Exactly what I needed!! :thumbsup:


----------



## Joe Carola (Apr 14, 2006)

luvdairish said:


> Thanks for reading...
> 
> I'm trying to install vinyl lineals (trim) around exterior of windows. I tried a 45 cut on both horizontal and vertical, with the angle meeting like interior trim would look. However, this doesn't allow for proper water run off. So I caulked the cut. This didn't work out to well (in laymens terms, it was a pain in the ass) and the caulk wouldn't hold the two 45's together. Anyone have some tips on how to do this? I really want to have the exterior of my new windows look nice, but I'm running out of vinyl lineal material and patience. My next thought would be azek pvc trim and J around that, but I'm determined to learn the right way with the stuff I have.
> 
> Pic is attached with what I have so far. You probably can't see the details I'm discussing, but can get the general idea of what I'm working with. thanks all


Just out of curiosity, how come you didn't do a quick search how to do it the right way before you started doing this? 

For DIY'ers and professionals who have never done a project before, why not find out how to do it first before you start and waste time and materials?

Why do people do things like this all the time?


----------



## loneframer (Mar 27, 2009)

If you can get them to look like this, I'd be satisfied. Make sure you account for movement of the material. If you lap it too tight, it will buckle when it expands, too loose and it will look unattractive when it contracts.

There are a series of cuts and folds that should be incorporated into the install to insure proper water management.:thumbsup:


----------



## Gary in WA (Mar 11, 2009)

I'd be worried about the head flashing on your window for water control..... Remember to back prime cedar bevel siding with a house wrap. Or a rain screen with an impermeable plastic wall face as pictured above so the wall system can breathe and dry to the outside.

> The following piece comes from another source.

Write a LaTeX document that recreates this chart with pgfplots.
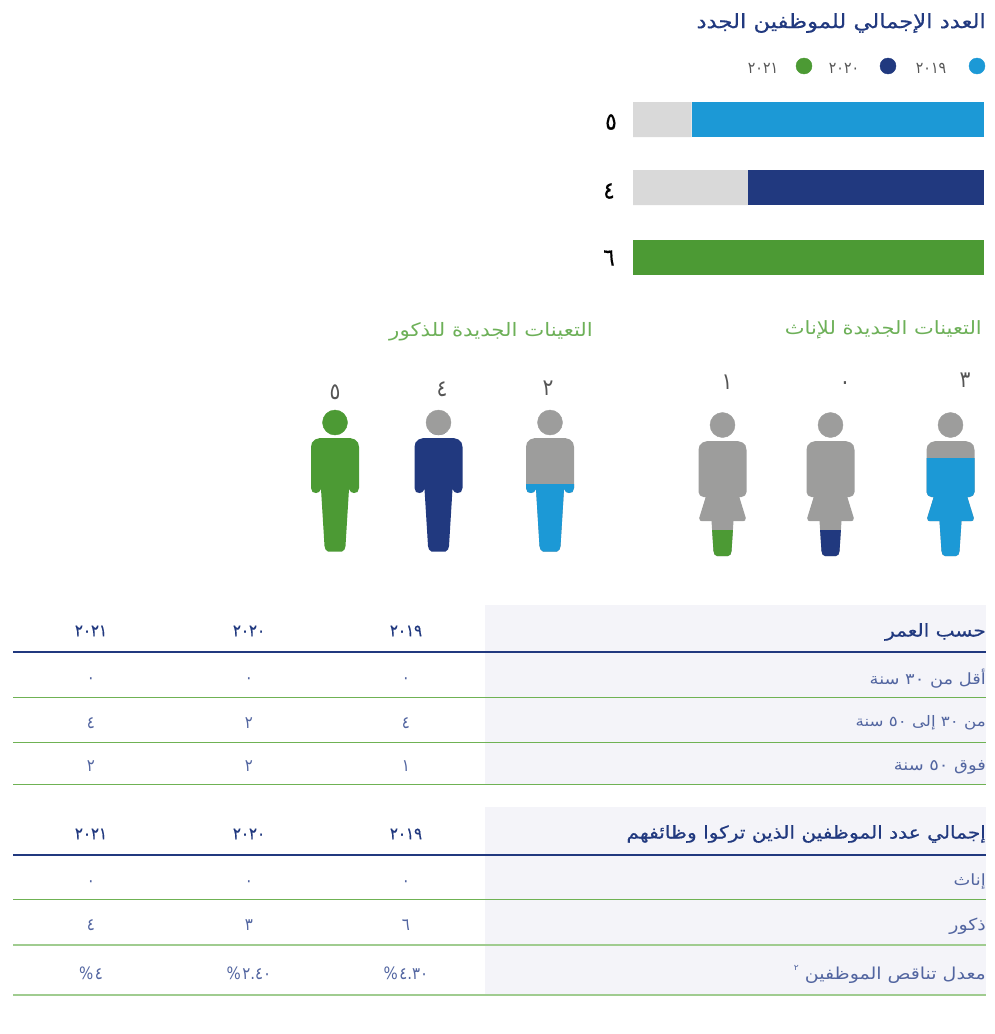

http://www.finehomebuilding.com/how...dows-and-flashing-correctly.aspx?nterms=63740

http://docs.google.com/viewer?a=v&q...WO8aAe&sig=AHIEtbTHa3XRIv3GvYAMWrZBbBZoIUXgxw

http://www.buildingscience.com/documents/digests/bsd-105-understanding-drainage-planes

Gary


----------



## Tom Struble (Dec 29, 2008)

you can do it,your mostly there:thumbup:


----------



## luvdairish (May 30, 2010)

Joe Carola said:


> Just out of curiosity, how come you didn't do a quick search how to do it the right way before you started doing this?
> 
> For DIY'ers and professionals who have never done a project before, why not find out how to do it first before you start and waste time and materials?
> 
> Why do people do things like this all the time?

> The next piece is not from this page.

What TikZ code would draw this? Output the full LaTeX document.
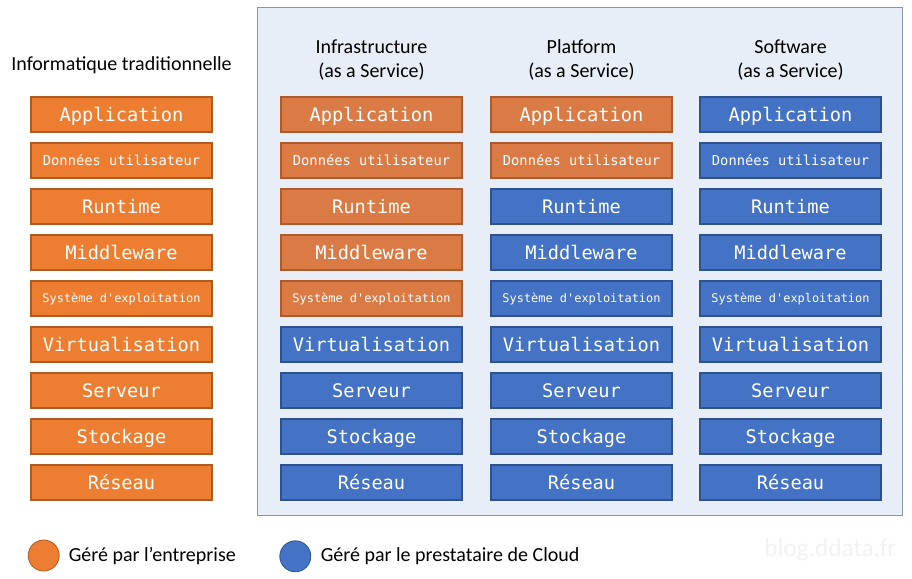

I did a search, but didn't find the document that was provided here. I'm definitely not a pro, but as a DIY'er, I'm still saving mega bucks even if I have to purchase more material. Of course I would like to save time and money, but it's all part of learning in my book. For instance, I've been redoing J-channel around my door a few times now. These are things I will never forget. No complaints here. Just happy to have the help of this forum and patience of my better half


----------



## Joe Carola (Apr 14, 2006)

luvdairish said:


> I did a search, but didn't find the document that was provided here. I'm definitely not a pro, but as a DIY'er, I'm still saving mega bucks even if I have to purchase more material. Of course I would like to save time and money, but it's all part of learning in my book. For instance, I've been redoing J-channel around my door a few times now. These are things I will never forget. No complaints here. Just happy to have the help of this forum and patience of my better half


My point is that you have the product name and you said you did a search and did not find anything. Well, you can always call the company and ask.If you searched hard enough you would've found it. I would not even start a project that I have never done before I find out first how to do it. 

Like you said that you're saving mega bucks by doing it yourself, why would you not find out first how to do it instead of wasting that money your saving on buying more material? 

I'm all for learning and still have a lot to learn, but not finding out how to do a project the right way before starting and wasting expensive material is not a good way to learn unless you have extra money to burn.


----------



## Tom Struble (Dec 29, 2008)

i remember my first lineal install:whistling2:that doc is from the certainteed pro site,weve been watching your progress and i think your doing great:thumbsup:your windows are well flashed which is the most important part


----------